▶ [STATED EXERCISE] Omit all images, then return the remaining material exactly as it stands.

###

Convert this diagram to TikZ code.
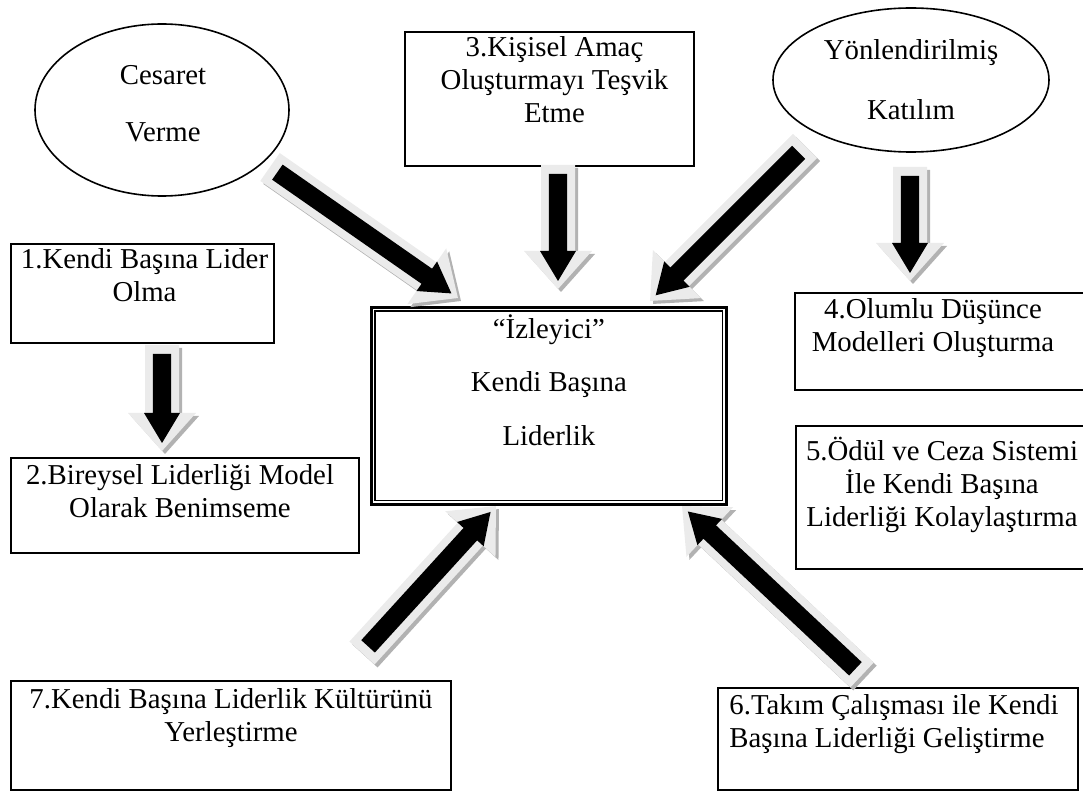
\documentclass[tikz,border=0pt]{standalone}
\usepackage{fontspec}
\setmainfont{Liberation Serif}
\usetikzlibrary{shapes.geometric,calc,positioning}

%% block arrow outline: start inset, tip inset, shaft half, head half, head length
\newcommand{\arrpoly}[5]{(#1,-#3) -- ({\arrlen pt-#2-#5},-#3) -- ({\arrlen pt-#2-#5},-#4) -- ({\arrlen pt-#2},0pt) -- ({\arrlen pt-#2-#5},#4) -- ({\arrlen pt-#2-#5},#3) -- (#1,#3) -- cycle}
\newcommand{\bigarrow}[2]{%
  \pgfmathanglebetweenpoints{\pgfpointanchor{#1}{center}}{\pgfpointanchor{#2}{center}}%
  \let\arrang\pgfmathresult
  \path let \p1=($(#2)-(#1)$) in \pgfextra{\pgfmathsetmacro\arrlentmp{veclen(\x1,\y1)}\global\let\arrlen\arrlentmp};
  \begin{scope}[shift={($(#1)+(1.5pt,-1.5pt)$)},rotate=\arrang]
    \fill[arrowshadow] \arrpoly{0pt}{0pt}{8.5pt}{17pt}{19pt};
  \end{scope}
  \begin{scope}[shift={(#1)},rotate=\arrang]
    \fill[arrowlight] \arrpoly{0pt}{0pt}{8.5pt}{17pt}{19pt};
    \fill[black] \arrpoly{4.5pt}{4pt}{4.6pt}{9pt}{15pt};
  \end{scope}}

\begin{document}
\begin{tikzpicture}[x=0.5pt,y=-0.5pt,
    box/.style={draw,line width=1pt,anchor=north west,inner sep=0pt},
    boxtext/.style={anchor=north,inner sep=0pt,align=center,font=\fontsize{14.4}{16.5}\selectfont,execute at begin node=\strut},
    oval/.style={draw,ellipse,line width=0.8pt,inner sep=0pt,align=center,font=\fontsize{14.4}{28.5}\selectfont},
    arrowshadow/.style={fill=black!30},
    arrowlight/.style={fill=black!8}]
  \useasboundingbox (0,0) rectangle (1083,791);

  %% ovals
  \node[oval,minimum width=127pt,minimum height=86pt] (ces) at (162,110) {};
  \node[oval,draw=none] (cestxt) at (163,104) {Cesaret\\Verme};
  \node[oval,minimum width=138pt,minimum height=72pt,font=\fontsize{14.4}{30}\selectfont] (yon) at (911,80) {Yönlendirilmiş\\Katılım};

  %% centre box, thick-thin border
  \node[draw,line width=1.4pt,minimum width=177.5pt,minimum height=98.5pt,anchor=north west,inner sep=0pt] (izl) at (370,306) {};
  \draw[line width=0.6pt] ($(izl.north west)+(5,5)$) rectangle ($(izl.south east)+(-5,-5)$);
  \node[boxtext,font=\fontsize{14.4}{26.75}\selectfont] (izltxt) at ($(izl.north)+(0,8)$) {“İzleyici”\\Kendi Başına\\Liderlik};

  %% steps
  \node[box,minimum width=131.5pt,minimum height=49.5pt] (b1) at (10,243) {};
  \node[boxtext] (t1) at ($(b1.north)+(2,5)$) {1.Kendi Başına Lider\\Olma};
  \node[box,minimum width=174pt,minimum height=47.5pt] (b2) at (10,457) {};
  \node[boxtext] (t2) at ($(b2.north)+(-5,7)$) {2.Bireysel Liderliği Model\\Olarak Benimseme};
  \node[box,minimum width=144.5pt,minimum height=67pt] (b3) at (404,31) {};
  \node[boxtext] (t3) at ($(b3.north)+(5,5)$) {3.Kişisel Amaç\\Oluşturmayı Teşvik\\Etme};
  \node[box,minimum width=150pt,minimum height=48.5pt] (b4) at (794,292) {};
  \node[boxtext] (t4) at (933,298) {4.Olumlu Düşünce\\Modelleri Oluşturma};
  \node[box,minimum width=150pt,minimum height=71.5pt] (b5) at (795,425) {};
  \node[boxtext] (t5) at (942,437) {5.Ödül ve Ceza Sistemi\\İle Kendi Başına\\Liderliği Kolaylaştırma};
  \node[box,minimum width=180pt,minimum height=51pt] (b6) at (717,687) {};
  \node[boxtext,anchor=north west,align=left] (t6) at ($(b6.north west)+(12,7)$) {6.Takım Çalışması ile Kendi\\Başına Liderliği Geliştirme};
  \node[box,minimum width=220pt,minimum height=54.5pt] (b7) at (10,680) {};
  \node[boxtext] (t7) at ($(b7.north)+(0,8)$) {7.Kendi Başına Liderlik Kültürünü\\Yerleştirme};

  %% arrows
  \coordinate (a1s) at (270,167);
  \coordinate (a1e) at (458,298);
  \coordinate (a2s) at (558,165);
  \coordinate (a2e) at (558,289);
  \coordinate (a3s) at (805,146);
  \coordinate (a3e) at (650,301);
  \coordinate (a4s) at (910,167);
  \coordinate (a4e) at (910,281);
  \coordinate (a5s) at (162,345);
  \coordinate (a5e) at (162,451);
  \coordinate (a6s) at (862,675);
  \coordinate (a6e) at (682,506);
  \coordinate (a7s) at (362,653);
  \coordinate (a7e) at (496,506);
  \bigarrow{a1s}{a1e}
  \bigarrow{a2s}{a2e}
  \bigarrow{a3s}{a3e}
  \bigarrow{a4s}{a4e}
  \bigarrow{a5s}{a5e}
  \bigarrow{a6s}{a6e}
  \bigarrow{a7s}{a7e}
\end{tikzpicture}
\end{document}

###

▶ [FINAL ANSWER]
Convert this diagram to TikZ code.
\documentclass[tikz,border=0pt]{standalone}
\usepackage{fontspec}
\setmainfont{Liberation Serif}
\usetikzlibrary{shapes.geometric,calc,positioning}

%% block arrow outline: start inset, tip inset, shaft half, head half, head length
\newcommand{\arrpoly}[5]{(#1,-#3) -- ({\arrlen pt-#2-#5},-#3) -- ({\arrlen pt-#2-#5},-#4) -- ({\arrlen pt-#2},0pt) -- ({\arrlen pt-#2-#5},#4) -- ({\arrlen pt-#2-#5},#3) -- (#1,#3) -- cycle}
\newcommand{\bigarrow}[2]{%
  \pgfmathanglebetweenpoints{\pgfpointanchor{#1}{center}}{\pgfpointanchor{#2}{center}}%
  \let\arrang\pgfmathresult
  \path let \p1=($(#2)-(#1)$) in \pgfextra{\pgfmathsetmacro\arrlentmp{veclen(\x1,\y1)}\global\let\arrlen\arrlentmp};
  \begin{scope}[shift={($(#1)+(1.5pt,-1.5pt)$)},rotate=\arrang]
    \fill[arrowshadow] \arrpoly{0pt}{0pt}{8.5pt}{17pt}{19pt};
  \end{scope}
  \begin{scope}[shift={(#1)},rotate=\arrang]
    \fill[arrowlight] \arrpoly{0pt}{0pt}{8.5pt}{17pt}{19pt};
    \fill[black] \arrpoly{4.5pt}{4pt}{4.6pt}{9pt}{15pt};
  \end{scope}}

\begin{document}
\begin{tikzpicture}[x=0.5pt,y=-0.5pt,
    box/.style={draw,line width=1pt,anchor=north west,inner sep=0pt},
    boxtext/.style={anchor=north,inner sep=0pt,align=center,font=\fontsize{14.4}{16.5}\selectfont,execute at begin node=\strut},
    oval/.style={draw,ellipse,line width=0.8pt,inner sep=0pt,align=center,font=\fontsize{14.4}{28.5}\selectfont},
    arrowshadow/.style={fill=black!30},
    arrowlight/.style={fill=black!8}]
  \useasboundingbox (0,0) rectangle (1083,791);

  %% ovals
  \node[oval,minimum width=127pt,minimum height=86pt] (ces) at (162,110) {};
  \node[oval,draw=none] (cestxt) at (163,104) {Cesaret\\Verme};
  \node[oval,minimum width=138pt,minimum height=72pt,font=\fontsize{14.4}{30}\selectfont] (yon) at (911,80) {Yönlendirilmiş\\Katılım};

  %% centre box, thick-thin border
  \node[draw,line width=1.4pt,minimum width=177.5pt,minimum height=98.5pt,anchor=north west,inner sep=0pt] (izl) at (370,306) {};
  \draw[line width=0.6pt] ($(izl.north west)+(5,5)$) rectangle ($(izl.south east)+(-5,-5)$);
  \node[boxtext,font=\fontsize{14.4}{26.75}\selectfont] (izltxt) at ($(izl.north)+(0,8)$) {“İzleyici”\\Kendi Başına\\Liderlik};

  %% steps
  \node[box,minimum width=131.5pt,minimum height=49.5pt] (b1) at (10,243) {};
  \node[boxtext] (t1) at ($(b1.north)+(2,5)$) {1.Kendi Başına Lider\\Olma};
  \node[box,minimum width=174pt,minimum height=47.5pt] (b2) at (10,457) {};
  \node[boxtext] (t2) at ($(b2.north)+(-5,7)$) {2.Bireysel Liderliği Model\\Olarak Benimseme};
  \node[box,minimum width=144.5pt,minimum height=67pt] (b3) at (404,31) {};
  \node[boxtext] (t3) at ($(b3.north)+(5,5)$) {3.Kişisel Amaç\\Oluşturmayı Teşvik\\Etme};
  \node[box,minimum width=150pt,minimum height=48.5pt] (b4) at (794,292) {};
  \node[boxtext] (t4) at (933,298) {4.Olumlu Düşünce\\Modelleri Oluşturma};
  \node[box,minimum width=150pt,minimum height=71.5pt] (b5) at (795,425) {};
  \node[boxtext] (t5) at (942,437) {5.Ödül ve Ceza Sistemi\\İle Kendi Başına\\Liderliği Kolaylaştırma};
  \node[box,minimum width=180pt,minimum height=51pt] (b6) at (717,687) {};
  \node[boxtext,anchor=north west,align=left] (t6) at ($(b6.north west)+(12,7)$) {6.Takım Çalışması ile Kendi\\Başına Liderliği Geliştirme};
  \node[box,minimum width=220pt,minimum height=54.5pt] (b7) at (10,680) {};
  \node[boxtext] (t7) at ($(b7.north)+(0,8)$) {7.Kendi Başına Liderlik Kültürünü\\Yerleştirme};

  %% arrows
  \coordinate (a1s) at (270,167);
  \coordinate (a1e) at (458,298);
  \coordinate (a2s) at (558,165);
  \coordinate (a2e) at (558,289);
  \coordinate (a3s) at (805,146);
  \coordinate (a3e) at (650,301);
  \coordinate (a4s) at (910,167);
  \coordinate (a4e) at (910,281);
  \coordinate (a5s) at (162,345);
  \coordinate (a5e) at (162,451);
  \coordinate (a6s) at (862,675);
  \coordinate (a6e) at (682,506);
  \coordinate (a7s) at (362,653);
  \coordinate (a7e) at (496,506);
  \bigarrow{a1s}{a1e}
  \bigarrow{a2s}{a2e}
  \bigarrow{a3s}{a3e}
  \bigarrow{a4s}{a4e}
  \bigarrow{a5s}{a5e}
  \bigarrow{a6s}{a6e}
  \bigarrow{a7s}{a7e}
\end{tikzpicture}
\end{document}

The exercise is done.